January 13, 2023

As we start the new year, and we wish you a wonderful year, it is an opportunity to look at some year-end “presents” from Congress. This is not a sarcastic or tongue-in-cheek comment. These can be some real presents and the fit isn’t too bad. Here are some “presents” with more general applicability.

For the youngest:

  • For funds that are in a 529 plan that is at least 15 years old, there can be annual ROTH limit rollovers capping at $35,000 lifetime limit. There are some incredible planning opportunities with this change.
  • Employers who start a 401k or 403b retirement plan in 2025 or later will be required to automatically enroll employees for a 3% minimum with a 1% annual increase capping at 10%. Plans created before 2025 are not affected.
  • Unless opting out, when changing jobs an employer can automatically transfer retirement plan balance to new employer’s plan.
  • Starting in 2025, student loan repayments can be considered for employer match to 401k. For the middle:
  • Starting in 2024, if prior year compensation is over $145,000 any “catch up” contributions must go into a ROTH, after-tax account.
  • If you will be 60-63 in 2025 your “catch-up” contribution will go up to over $10,000. This is a maximum 4-year benefit while possibly approaching retirement.
  • The inflation indexing of $1,000 “catch up” contributions starting in 2024 is pretty minor but still something.
  • Hardship distributions of up to $22,000, with income taxed over 3 years, is allowed for disasters after 1/26/21.
  • If under 59 1/2, self-certified emergency distributions of $1,000 which must be paid back with 3 years are allowed. No 10% penalty. No additional amounts can be distributed until repaid.
  • SEP IRA accounts will be allowed to have a ROTH component starting in 2023. There are some changes to SIMPLE plans but those are not as common.
  • Starting in 2023 for newly established Solo 401k plans the initial year 401k portion can be funded after year-end.

For the oldest:

This is where the “presents” are not one size fits all.
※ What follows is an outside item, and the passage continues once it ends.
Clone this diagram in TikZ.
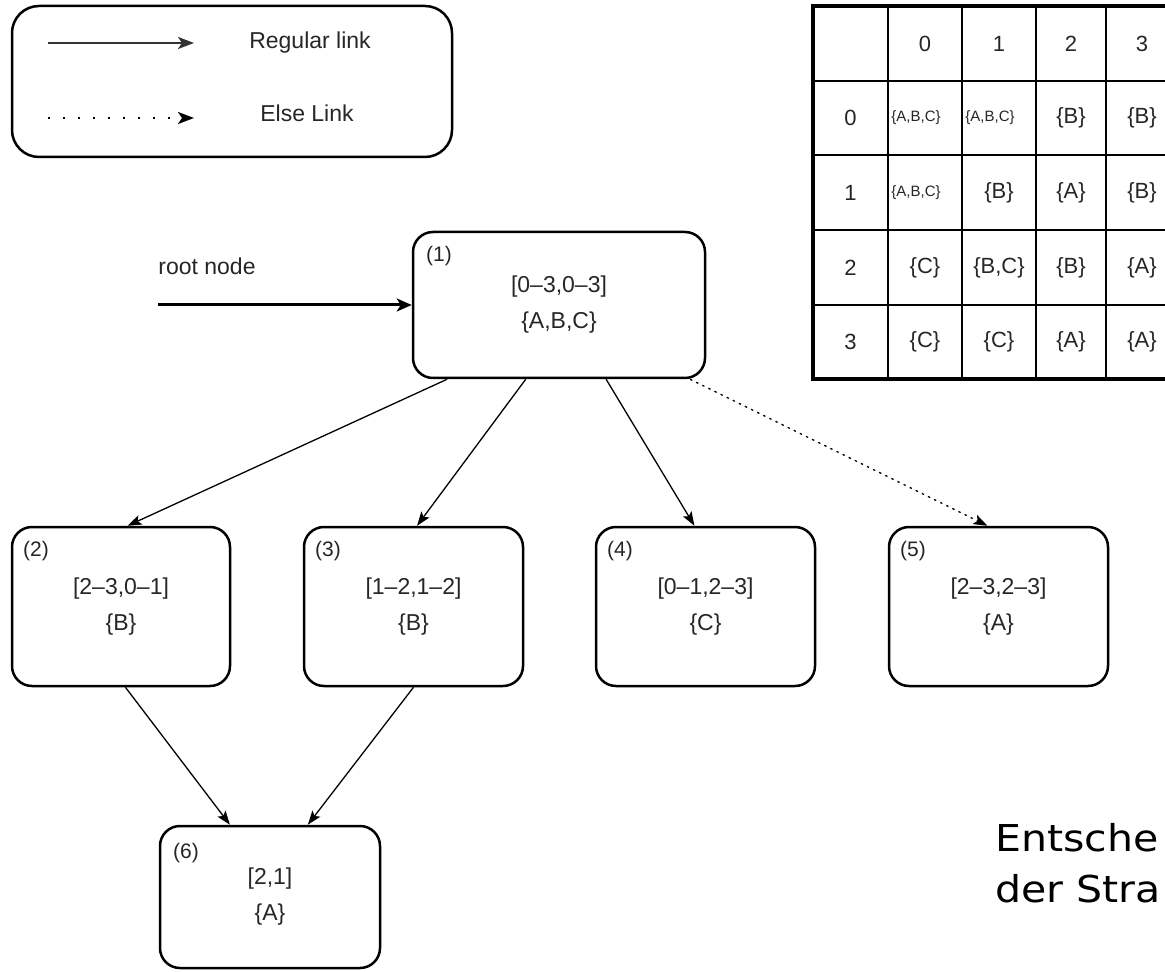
\documentclass[tikz,border=0pt]{standalone}
\usepackage{fontspec}
\setmainfont{Liberation Sans}
\newfontfamily\entfont[FakeStretch=1.11]{DejaVu Sans}
\usetikzlibrary{arrows.meta,calc}

\tikzset{
  treebox/.style={draw, line width=1.25pt, rounded corners=10pt, align=center, inner sep=0pt,
    font=\fontsize{11.5}{18}\selectfont, text=black!85},
  nodenum/.style={anchor=north west, inner sep=0pt, font=\fontsize{10.5}{12}\selectfont, text=black!85},
  link/.style={-{Stealth[length=7pt,width=5pt,inset=1.5pt]}, line width=0.65pt},
  elselink/.style={link, dash pattern=on 1.2pt off 2.2pt},
  lbl/.style={font=\fontsize{11.5}{14}\selectfont, inner sep=0pt, text=black!85},
  cell/.style={font=\fontsize{11}{13}\selectfont, inner sep=0pt, text=black!85},
  tinycell/.style={font=\fontsize{7.5}{8}\selectfont, inner sep=0pt, text=black!85},
  legtip/.style={-{Stealth[length=8pt,width=6pt,inset=2pt]}},
}

\begin{document}
\begin{tikzpicture}[x=0.5pt, y=-0.5pt]
\useasboundingbox (0,0) rectangle (1165,972);
\clip (0,0) rectangle (1165,972);

% Legend
\node[draw, line width=1.25pt, rounded corners=13.5pt, minimum width=220pt, minimum height=75.5pt] (legend) at (232,81.5) {};
\coordinate (regA) at (48,43);
\coordinate (regB) at (194,43);
\coordinate (elseA) at (48,118);
\coordinate (elseB) at (194,118);
\draw[legtip, line width=1.1pt, black!80] (regA) -- (regB);
\draw[legtip, line width=1.1pt, dash pattern=on 1pt off 6.5pt] (elseA) -- (elseB);
\node[lbl] (reglbl) at (310,43) {Regular link};
\node[lbl] (elselbl) at (307,113) {Else Link};

% Table
\draw[line width=0.9pt] \foreach \x in {962,1036,1106} {(\x,6) -- (\x,379)};
\draw[line width=0.9pt] \foreach \y in {155,230,305} {(813,\y) -- (1180,\y)};
\draw[line width=1.4pt] (888,6) -- (888,379) (813,81) -- (1180,81);
\draw[line width=1.6pt] (813,6) rectangle (1180,379);
\foreach \cx/\t in {925/0, 999/1, 1071/2, 1142/3}
  \node[cell] (head-\t) at (\cx,43.5) {\t};
\foreach \ry/\t in {118/0, 192.5/1, 267.5/2, 342/3}
  \node[cell] (row-\t) at (850.5,\ry) {\t};
% row 0
\node[tinycell] (c00) at (916,118) {\{A,B,C\}};
\node[tinycell] (c01) at (990,118) {\{A,B,C\}};
\node[cell] (c02) at (1071,118) {\{B\}};
\node[cell] (c03) at (1142,118) {\{B\}};
% row 1
\node[tinycell] (c10) at (916,192.5) {\{A,B,C\}};
\node[cell] (c11) at (999,192.5) {\{B\}};
\node[cell] (c12) at (1071,192.5) {\{A\}};
\node[cell] (c13) at (1142,192.5) {\{B\}};
% row 2
\node[cell] (c20) at (925,267.5) {\{C\}};
\node[cell] (c21) at (999,267.5) {\{B,C\}};
\node[cell] (c22) at (1071,267.5) {\{B\}};
\node[cell] (c23) at (1142,267.5) {\{A\}};
% row 3
\node[cell] (c30) at (925,342) {\{C\}};
\node[cell] (c31) at (999,342) {\{C\}};
\node[cell] (c32) at (1071,342) {\{A\}};
\node[cell] (c33) at (1142,342) {\{A\}};

% Tree nodes
\node[treebox, minimum width=146pt, minimum height=73pt] (n1) at (559,305) {[0--3,0--3]\\\{A,B,C\}};
\node[treebox, minimum width=109pt, minimum height=79.5pt] (n2) at (121,606.5) {[2--3,0--1]\\\{B\}};
\node[treebox, minimum width=109.5pt, minimum height=79.5pt] (n3) at (413.5,606.5) {[1--2,1--2]\\\{B\}};
\node[treebox, minimum width=109.5pt, minimum height=79.5pt] (n4) at (705.5,606.5) {[0--1,2--3]\\\{C\}};
\node[treebox, minimum width=109.5pt, minimum height=79.5pt] (n5) at (998.5,606.5) {[2--3,2--3]\\\{A\}};
\node[treebox, minimum width=110pt, minimum height=71pt] (n6) at (270,897) {[2,1]\\\{A\}};

% Node numbers
\node[nodenum] (num1) at ($(n1.north west)+(14,15)$) {(1)};
\node[nodenum] (num2) at ($(n2.north west)+(12,15)$) {(2)};
\node[nodenum] (num3) at ($(n3.north west)+(12,15)$) {(3)};
\node[nodenum] (num4) at ($(n4.north west)+(12,15)$) {(4)};
\node[nodenum] (num5) at ($(n5.north west)+(12,15)$) {(5)};
\node[nodenum] (num6) at ($(n6.north west)+(14,18)$) {(6)};

% Root arrow
\coordinate (rootstart) at (158,305);
\node[lbl, anchor=west] (rootlbl) at (158,266) {root node};
\draw[-{Stealth[length=7.5pt,width=6.5pt,inset=2pt]}, line width=1.5pt] (rootstart) -- (n1.west);

% Links
\draw[link] ($(n1.south west)!.12!(n1.south east)$) -- ($(n2.north west)!.53!(n2.north east)$);
\draw[link] ($(n1.south west)!.387!(n1.south east)$) -- ($(n3.north west)!.516!(n3.north east)$);
\draw[link] ($(n1.south west)!.66!(n1.south east)$) -- ($(n4.north west)!.45!(n4.north east)$);
\draw[elselink] ($(n1.south west)!.945!(n1.south east)$) -- ($(n5.north west)!.45!(n5.north east)$);
\draw[link] ($(n2.south west)!.52!(n2.south east)$) -- ($(n6.north west)!.32!(n6.north east)$);
\draw[link] ($(n3.south west)!.50!(n3.south east)$) -- ($(n6.north west)!.67!(n6.north east)$);

% Caption text
\node[anchor=base west, inner sep=0pt, font=\entfont\fontsize{18.5}{22}\selectfont] (ent1) at (995,851) {Entsche};
\node[anchor=base west, inner sep=0pt, font=\entfont\fontsize{18.5}{22}\selectfont] (ent2) at (995,902) {der Stra};
\end{tikzpicture}
\end{document}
  • If you were born in 1950 or earlier your Required Minimum Distribution (RMD) still starts at 72, no change.
  • If you were born between 1951 and 1958 your age for Required Minimum Distributions (RMD) is now 73, up from 72. Another year of tax deferred growth before distributions.
  • If you were born in 1959 or later your age for RMD is now 75.
  • The age for a Qualified Charitable Distribution (QCD) remains unchanged at 70 1/2.
  • A one-time QCD to a charitable remainder or charitable annuity trust, limited to $50,000. Rules on this will be needed as beneficiaries beyond taxpayer and spouse complicate this.
  • ROTH 401k will no longer require RMD starting in 2024. This eliminates the need to do a rollover into a ROTH IRA.

For those who miss an RMD:

  • The egregious 50% penalty for under distribution is reduced to 25% starting in 2023 BUT if error is corrected and tax return is corrected in a timely manner it drops to 10%. Special rules to determine “timely” will be clarified but in many cases, it will be within 2 years.

For the wise:

  • If entertaining a transaction within an IRA that has potential to be “prohibited “, starting in 2023 that transaction can be done from a segregated IRA and not potentially disqualify the other IRA funds.
  • Starting in 2024 a surviving spouse can elect to be treated as employee for purposes of RMD. HOWEVER, for those concerned with asset protection such funds in an ERISA plan may offer greater protection than other options.

And, saving one of the best for last:

Funding a 529 education plan as early as possible made sense before. Now there is a HUGE bow on that present. After a 529 is open for 15 years, up to $35,000 in annual chunks up to the annual ROTH limit can be converted into a ROTH IRA which will grow tax-free. Starting early is now extra important as the last 5 years contributions and income are not eligible for conversion. There are no income limits for converting, just the annual dollar limit. Grandparents (or parents) may want to revisit previous 529 gifting to take advantage of this opportunity.

  • Non-Working Child “Backdoor Roth” Example: 529 plan was funded when baby was born and is now adequate for college.  Now, as college nears, some of the original 529 contributions can be converted to ROTH IRA and additional funds added to a different 529 plan thereby replenishing the balance.